** begin **
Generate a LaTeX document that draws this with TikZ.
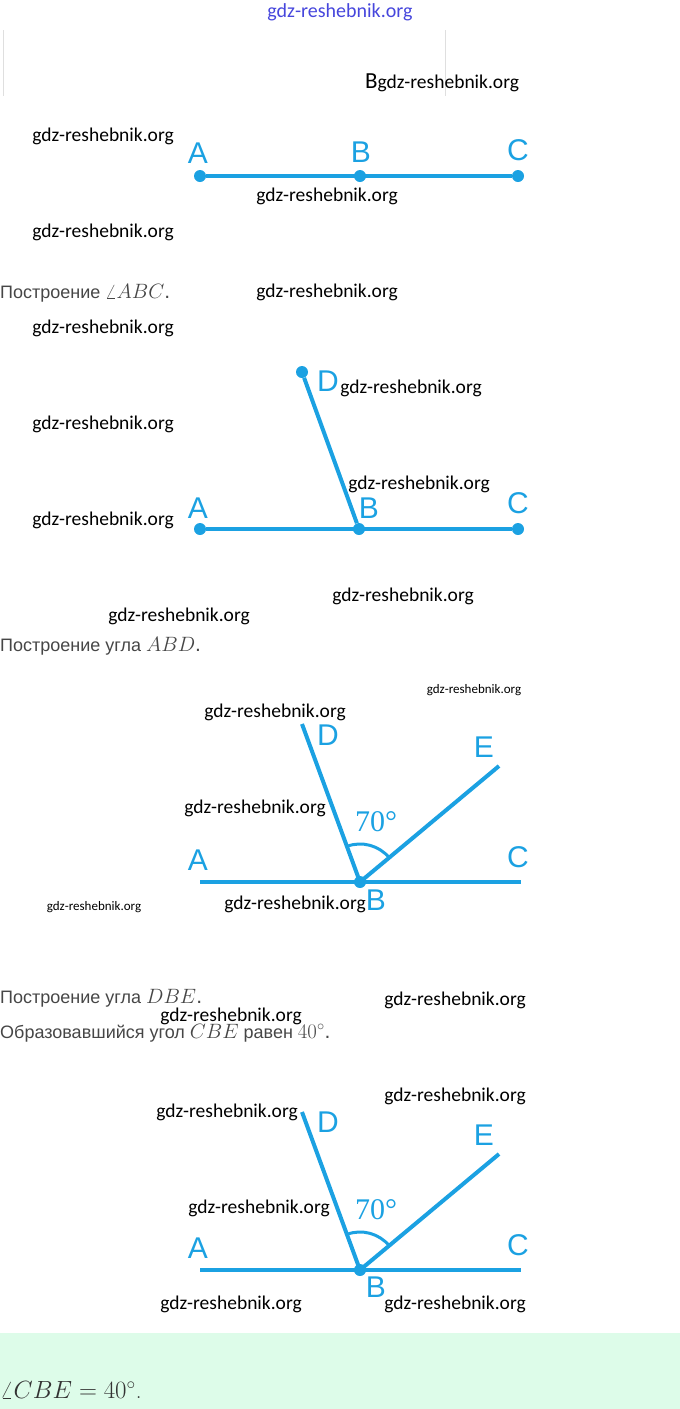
\documentclass[tikz,border=0pt]{standalone}
\usepackage{fontspec}
\usepackage{tikz}
\newfontfamily\wmfont{Carlito}
\newfontfamily\ptfont{Liberation Sans}
\newfontfamily\degfont{Liberation Serif}
\definecolor{linecol}{RGB}{27,161,226}
\definecolor{txtgray}{RGB}{70,70,70}
\definecolor{boxgreen}{RGB}{221,252,233}
\definecolor{topblue}{RGB}{70,70,220}
\newcommand\mathbig{\fontsize{21}{24}\selectfont}

\begin{document}
\begin{tikzpicture}[x=1pt,y=1pt]
    \tikzset{
        dot/.style={circle,fill=linecol,inner sep=0pt,minimum size=12pt},
        seg/.style={draw=linecol,line width=4pt},
        arcline/.style={draw=linecol,line width=3pt},
        lab/.style={text=linecol,inner sep=0pt,font=\ptfont\fontsize{30}{30}\selectfont},
        deglab/.style={text=linecol,inner sep=0pt,font=\degfont\fontsize{30}{30}\selectfont},
        wm/.style={inner sep=0pt,font=\wmfont\fontsize{19.5}{20}\selectfont},
        wmsmall/.style={inner sep=0pt,font=\wmfont\fontsize{13}{14}\selectfont},
        caption/.style={anchor=west,inner sep=0pt,text=txtgray,font=\ptfont\fontsize{18}{20}\selectfont}
    }
    \useasboundingbox (0,0) rectangle (680,-1409);

    % header
    \node[inner sep=0pt,text=topblue,font=\wmfont\fontsize{20}{20}\selectfont] (top) at (340,-12) {gdz-reshebnik.org};
    \draw[gray!25,line width=1pt] (3,-30) -- (3,-96);
    \draw[gray!25,line width=1pt] (445,-30) -- (445,-96);
    \node[wm] (wmb) at (442,-83) {{\fontsize{23}{23}\selectfont B}gdz-reshebnik.org};

    % segment ABC
    \node[dot] (A1) at (200,-176) {};
    \node[dot] (B1) at (360,-176) {};
    \node[dot] (C1) at (518,-176) {};
    \draw[seg] (A1) -- (C1);
    \node[lab] (la1) at (198,-153) {A};
    \node[lab] (lb1) at (361,-152) {B};
    \node[lab] (lc1) at (518,-150) {C};
    \node[caption] (cap1) at (0,-293) {Построение {\mathbig$\angle ABC$.}};

    % angle ABD
    \node[dot] (A2) at (200,-529) {};
    \node[dot] (B2) at (359,-529) {};
    \node[dot] (C2) at (518,-529) {};
    \node[dot] (D2) at (302,-372) {};
    \draw[seg] (A2) -- (C2);
    \draw[seg] (D2) -- (B2);
    \node[lab] (la2) at (198,-508) {A};
    \node[lab] (lb2) at (369,-508) {B};
    \node[lab] (lc2) at (518,-503) {C};
    \node[lab] (ld2) at (328,-381) {D};
    \node[caption] (cap2) at (0,-646) {Построение угла {\mathbig$ABD$.}};

    % angle DBE
    \coordinate (A3) at (200,-882);
    \coordinate (C3) at (521,-882);
    \coordinate (D3) at (302,-724);
    \coordinate (E3) at (499,-766);
    \node[dot] (B3) at (360,-882) {};
    \draw[seg] (A3) -- (C3);
    \draw[seg] (D3) -- (B3.center);
    \draw[seg] (B3.center) -- (E3);
    \draw[arcline] (B3.center) ++(110:38) arc[start angle=110,end angle=40,radius=38pt];
    \node[deglab] (deg3) at (376,-822) {70°};
    \node[lab] (la3) at (198,-860) {A};
    \node[lab] (lb3) at (376,-900) {B};
    \node[lab] (lc3) at (518,-857) {C};
    \node[lab] (ld3) at (328,-735) {D};
    \node[lab] (le3) at (484,-747) {E};
    \node[caption] (cap3) at (0,-998) {Построение угла {\mathbig$DBE$.}};
    \node[caption] (cap4) at (0,-1033) {Образовавшийся угол {\mathbig$CBE$} равен {\mathbig$40^\circ$.}};

    % result
    \coordinate (A4) at (200,-1270);
    \coordinate (C4) at (521,-1270);
    \coordinate (D4) at (302,-1112);
    \coordinate (E4) at (499,-1154);
    \node[dot] (B4) at (360,-1270) {};
    \draw[seg] (A4) -- (C4);
    \draw[seg] (D4) -- (B4.center);
    \draw[seg] (B4.center) -- (E4);
    \draw[arcline] (B4.center) ++(110:38) arc[start angle=110,end angle=40,radius=38pt];
    \node[deglab] (deg4) at (376,-1210) {70°};
    \node[lab] (la4) at (198,-1248) {A};
    \node[lab] (lb4) at (376,-1287) {B};
    \node[lab] (lc4) at (518,-1245) {C};
    \node[lab] (ld4) at (328,-1122) {D};
    \node[lab] (le4) at (484,-1135) {E};

    \fill[boxgreen] (0,-1333) rectangle (680,-1409);
    \node[anchor=west,inner sep=0pt,text=black!80,font=\fontsize{23}{26}\selectfont] (ans) at (0,-1390) {$\angle CBE = 40^\circ$.};

    % watermarks
    \foreach \x/\y in {103/136,327/196,103/232,327/292,103/328,411/388,103/424,
                       419/484,103/520,403/596,179/616,275/712,255/808,295/904,
                       455/1000,231/1016,455/1096,227/1112,259/1208,231/1304,455/1304}
        \node[wm] at (\x,-\y) {gdz-reshebnik.org};
    \node[wmsmall] (wms1) at (474,-690) {gdz-reshebnik.org};
    \node[wmsmall] (wms2) at (94,-907) {gdz-reshebnik.org};
\end{tikzpicture}
\end{document}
** end **
Task directions: Exactly restate the lines from the beginning of the data through the line with "(0,0) rectangle (680,-1409);", and no others, keeping pictures out.

Correct result:
Generate a LaTeX document that draws this with TikZ.
\documentclass[tikz,border=0pt]{standalone}
\usepackage{fontspec}
\usepackage{tikz}
\newfontfamily\wmfont{Carlito}
\newfontfamily\ptfont{Liberation Sans}
\newfontfamily\degfont{Liberation Serif}
\definecolor{linecol}{RGB}{27,161,226}
\definecolor{txtgray}{RGB}{70,70,70}
\definecolor{boxgreen}{RGB}{221,252,233}
\definecolor{topblue}{RGB}{70,70,220}
\newcommand\mathbig{\fontsize{21}{24}\selectfont}

\begin{document}
\begin{tikzpicture}[x=1pt,y=1pt]
    \tikzset{
        dot/.style={circle,fill=linecol,inner sep=0pt,minimum size=12pt},
        seg/.style={draw=linecol,line width=4pt},
        arcline/.style={draw=linecol,line width=3pt},
        lab/.style={text=linecol,inner sep=0pt,font=\ptfont\fontsize{30}{30}\selectfont},
        deglab/.style={text=linecol,inner sep=0pt,font=\degfont\fontsize{30}{30}\selectfont},
        wm/.style={inner sep=0pt,font=\wmfont\fontsize{19.5}{20}\selectfont},
        wmsmall/.style={inner sep=0pt,font=\wmfont\fontsize{13}{14}\selectfont},
        caption/.style={anchor=west,inner sep=0pt,text=txtgray,font=\ptfont\fontsize{18}{20}\selectfont}
    }
    \useasboundingbox (0,0) rectangle (680,-1409);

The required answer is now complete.